10. University of California, Santa Barbara
Forty-four of the buildings on campus at UC Santa Barbara are LEED certified and 47% of academic departments offer a class about sustainability, totaling 321 classes, with 217 faculty members who do eco-research. Fifty percent of the food served at UC Santa Barbara is local and 75% of waste is diverted from the landfill through recycling and composting, with a goal to make it 100% by 2020. Since the 1990s, the university has lowered its grid electricity demand by a third (thanks to 10 on-campus photovoltaic systems), lowered water use by a quarter, and lowered food waste by almost 35%. There are more than 10,000 bicycle parking spaces on campus to accommodate 10 miles of bike paths. That’s a good thing too since a whopping 94% of students take alternative means of transportation to get to school.
9. American University
The American University in Washington D.C. aims to be carbon neutral by 2020. Thirty buildings on campus are on track for LEED certification and the campus boasts of a 27-kilowatt solar array, along with D.C.’s biggest solar hot water system. The university also has a device called the Vegawatt, which turns cold cooking oil into electricity. AU is two-thirds of the way to achieving their goal of 100% waste diversion from the landfill thanks to a campus-wide composting program, trayless dining, which has reduced food waste by a third, and a quarterly e-waste drive. In fact, the university won last year’s national Recycle Mania competition. The institution also holds an annual Campus Beautification Day, a springtime tradition that brings the AU community together to make the campus greener.
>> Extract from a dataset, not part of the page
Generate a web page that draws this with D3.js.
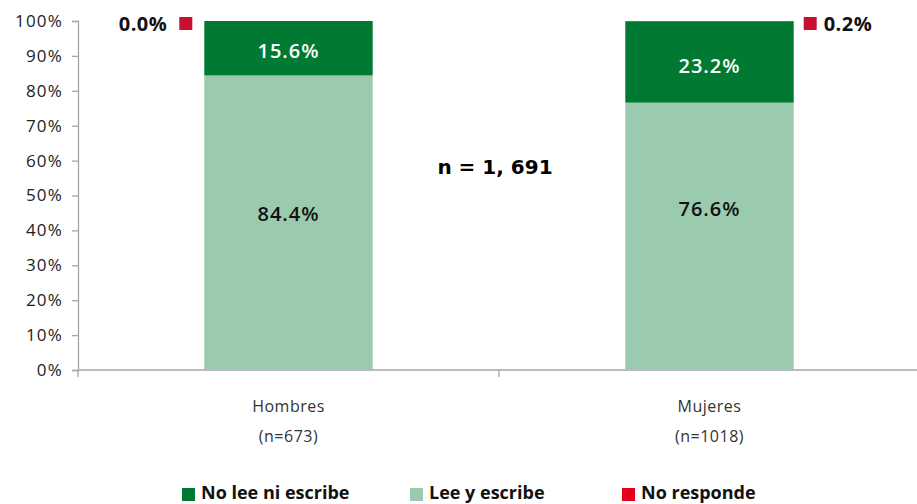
<!DOCTYPE html>
<html>
<head>
<meta charset="utf-8">
<script src="https://cdn.jsdelivr.net/npm/d3@7"></script>
<style>
  html, body { margin: 0; padding: 0; background: #fff; }
  svg { display: block; }
</style>
</head>
<body>
<svg id="chart" width="917" height="504"></svg>
<script>
// Literacy by sex (percent of respondents)
const categories = ["Hombres", "Mujeres"];
const sampleLabels = ["(n=673)", "(n=1018)"];
const leeEscribe = [84.4, 76.6];
const noLee = [15.6, 23.2];
const noResponde = [0.0, 0.2];
const yTicks = [0, 10, 20, 30, 40, 50, 60, 70, 80, 90, 100];
const seriesNames = ["No lee ni escribe", "Lee y escribe", "No responde"];
const totalLabel = "n = 1, 691";

const colors = {
  noLee: "#007a33",
  lee: "#9bcbae",
  noResp: "#c8102e",
  noRespLegend: "#e2001a"
};

const svg = d3.select("#chart");
const plotLeft = 78, plotRight = 920, plotTop = 21, plotBottom = 370;

const x = d3.scaleBand().domain(categories).range([plotLeft, plotRight]).paddingInner(0).paddingOuter(0);
const y = d3.scaleLinear().domain([0, 100]).range([plotBottom, plotTop]);
const barW = x.bandwidth() * 0.4;

// y axis
const yAxis = svg.append("g").attr("transform", `translate(${plotLeft},0)`)
  .call(d3.axisLeft(y).tickValues(yTicks).tickFormat(d => d + "%").tickSize(6).tickPadding(9));
yAxis.select(".domain").attr("stroke", "#a6a6a6").attr("stroke-width", 1.3);
yAxis.selectAll(".tick line").attr("stroke", "#a6a6a6").attr("stroke-width", 1.3);
yAxis.selectAll(".tick text").attr("fill", "#222")
  .style("font-family", "'Open Sans', sans-serif").style("font-weight", "400")
  .style("font-size", "17px").style("letter-spacing", "1.2px");

// x axis baseline with category divider ticks
const xAxisG = svg.append("g").attr("transform", `translate(0,${plotBottom})`);
xAxisG.append("line").attr("x1", plotLeft).attr("x2", plotRight).attr("stroke", "#a6a6a6").attr("stroke-width", 1.3);
const dividers = [x.range()[0], x(categories[1])];
xAxisG.selectAll("line.div").data(dividers).join("line").attr("class", "div")
  .attr("x1", d => d).attr("x2", d => d).attr("y1", 0).attr("y2", 7)
  .attr("stroke", "#a6a6a6").attr("stroke-width", 1.3);

// stacked bars
const stackData = categories.map((c, i) => ({ cat: c, lee: leeEscribe[i], noLee: noLee[i], noResp: noResponde[i] }));
const stack = d3.stack().keys(["lee", "noLee", "noResp"])(stackData);
const fillFor = { lee: colors.lee, noLee: colors.noLee, noResp: colors.noResp };

svg.append("g").selectAll("g").data(stack).join("g")
  .attr("fill", s => fillFor[s.key])
  .selectAll("rect").data(s => s).join("rect")
  .attr("x", d => x(d.data.cat) + (x.bandwidth() - barW) / 2)
  .attr("width", barW)
  .attr("y", d => y(d[1]))
  .attr("height", d => Math.max(0, y(d[0]) - y(d[1])));

// value labels inside the segments (lower labels sit a little above centre)
const fmt = v => v.toFixed(1) + "%";
const lowerLabelShift = { Hombres: -9, Mujeres: -27 };
const upperLabelShift = { Hombres: 3, Mujeres: 4 };
const inner = svg.append("g").style("font-family", "'Open Sans', sans-serif").style("font-weight", "600")
  .style("font-size", "20px").style("letter-spacing", "1px").attr("text-anchor", "middle");
stackData.forEach(d => {
  const cx = x(d.cat) + x.bandwidth() / 2;
  inner.append("text").attr("x", cx).attr("y", y(d.lee / 2) + lowerLabelShift[d.cat]).attr("dy", "0.35em").attr("fill", "#111").text(fmt(d.lee));
  inner.append("text").attr("x", cx).attr("y", y(d.lee + d.noLee / 2) + upperLabelShift[d.cat]).attr("dy", "0.35em").attr("fill", "#fff").text(fmt(d.noLee));
});

// "No responde" callouts beside each bar
const callout = svg.append("g").style("font-family", "'Open Sans', sans-serif").style("font-weight", "700")
  .style("font-size", "20px").style("letter-spacing", "0.5px").attr("fill", "#111");
{
  const bx = x(categories[0]) + (x.bandwidth() - barW) / 2;
  callout.append("rect").attr("x", bx - 25).attr("y", 17).attr("width", 13).attr("height", 13).attr("fill", colors.noResp);
  callout.append("text").attr("x", bx - 37).attr("y", 24).attr("dy", "0.35em").attr("text-anchor", "end").text(fmt(noResponde[0]));
}
{
  const bx = x(categories[1]) + (x.bandwidth() + barW) / 2;
  callout.append("rect").attr("x", bx + 10).attr("y", 17).attr("width", 13).attr("height", 13).attr("fill", colors.noResp);
  callout.append("text").attr("x", bx + 30).attr("y", 24).attr("dy", "0.35em").attr("text-anchor", "start").text(fmt(noResponde[1]));
}

// total sample label
svg.append("text").attr("x", x(categories[1]) - 4).attr("y", 167).attr("dy", "0.35em").attr("text-anchor", "middle")
  .style("font-family", "'DejaVu Sans', sans-serif").style("font-weight", "700").style("font-size", "20px").attr("fill", "#000")
  .text(totalLabel);

// category labels
const catG = svg.append("g").style("font-family", "'Open Sans', sans-serif").style("font-weight", "400")
  .style("font-size", "16px").style("letter-spacing", "0.5px").attr("fill", "#333").attr("text-anchor", "middle");
categories.forEach((c, i) => {
  const cx = x(c) + x.bandwidth() / 2;
  catG.append("text").attr("x", cx).attr("y", 406).attr("dy", "0.35em").text(c);
  catG.append("text").attr("x", cx).attr("y", 436).attr("dy", "0.35em").text(sampleLabels[i]);
});

// legend
const legendItems = [
  { name: seriesNames[0], color: colors.noLee, x: 182 },
  { name: seriesNames[1], color: colors.lee, x: 410 },
  { name: seriesNames[2], color: colors.noRespLegend, x: 622 }
];
const lg = svg.append("g").style("font-family", "'Open Sans', sans-serif").style("font-weight", "700")
  .style("font-size", "18px").attr("fill", "#111");
legendItems.forEach(it => {
  lg.append("rect").attr("x", it.x).attr("y", 488).attr("width", 13).attr("height", 13).attr("fill", it.color);
  lg.append("text").attr("x", it.x + 19).attr("y", 493).attr("dy", "0.35em").text(it.name);
});
</script>
</body>
</html>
8. Georgia Institute of Technology
Georgia Tech, located in Atlanta, was named one of the “best places for commuters” for its range of eco-friendly transit options including carpooling, mass transit, and natural gas-powered buses that move more than 2 million riders a year. Plus, the 440-acre school was named Tree Campus USA for its 25% tree canopy cover. But despite their verdant forest, water usage has remained the same since 2001, which is impressive because the school has grown to twice the size since then. Every structure built since 2008 is LEED certified and a 1.4 million gallon storm water cistern on campus helps to conserve water. The campus has been recycling since 1996, diverting 600 tons of waste from the landfill every year!
7. Stanford University
Over the last 5 years, Stanford has raised more than $430 million for environment and sustainability initiatives. The university is building a new energy facility that’s expected to halve the 8,180-acre campus’s CO2 emissions and cut its water use by almost a fifth. As many as 130 professors spanning 40 departments teach 700-plus sustainability-related classes and about 30 student clubs on campus are focused on sustainability. The campus currently manages to divert 66% of its waste from the landfill with a goal of zero waste.
6. Green Mountain College
Green Mountain College may be a tiny college in Poultney, Vermont, but it’s big on sustainability, describing itself as a “liberal arts college emphasizing environmental sustainability”. The college was one of the first universities in the US to achieve climate neutrality. It has a $5.8 million biomass plant that burns locally sourced wood chips to heat 85% and power 20% of the campus’ two dozen buildings. Since 2006, the college has sourced 1.2 million kWh per year from cows. Students visit local farms to learn about the bovine methane-generating process and are required to take a 37-credit environmental curriculum.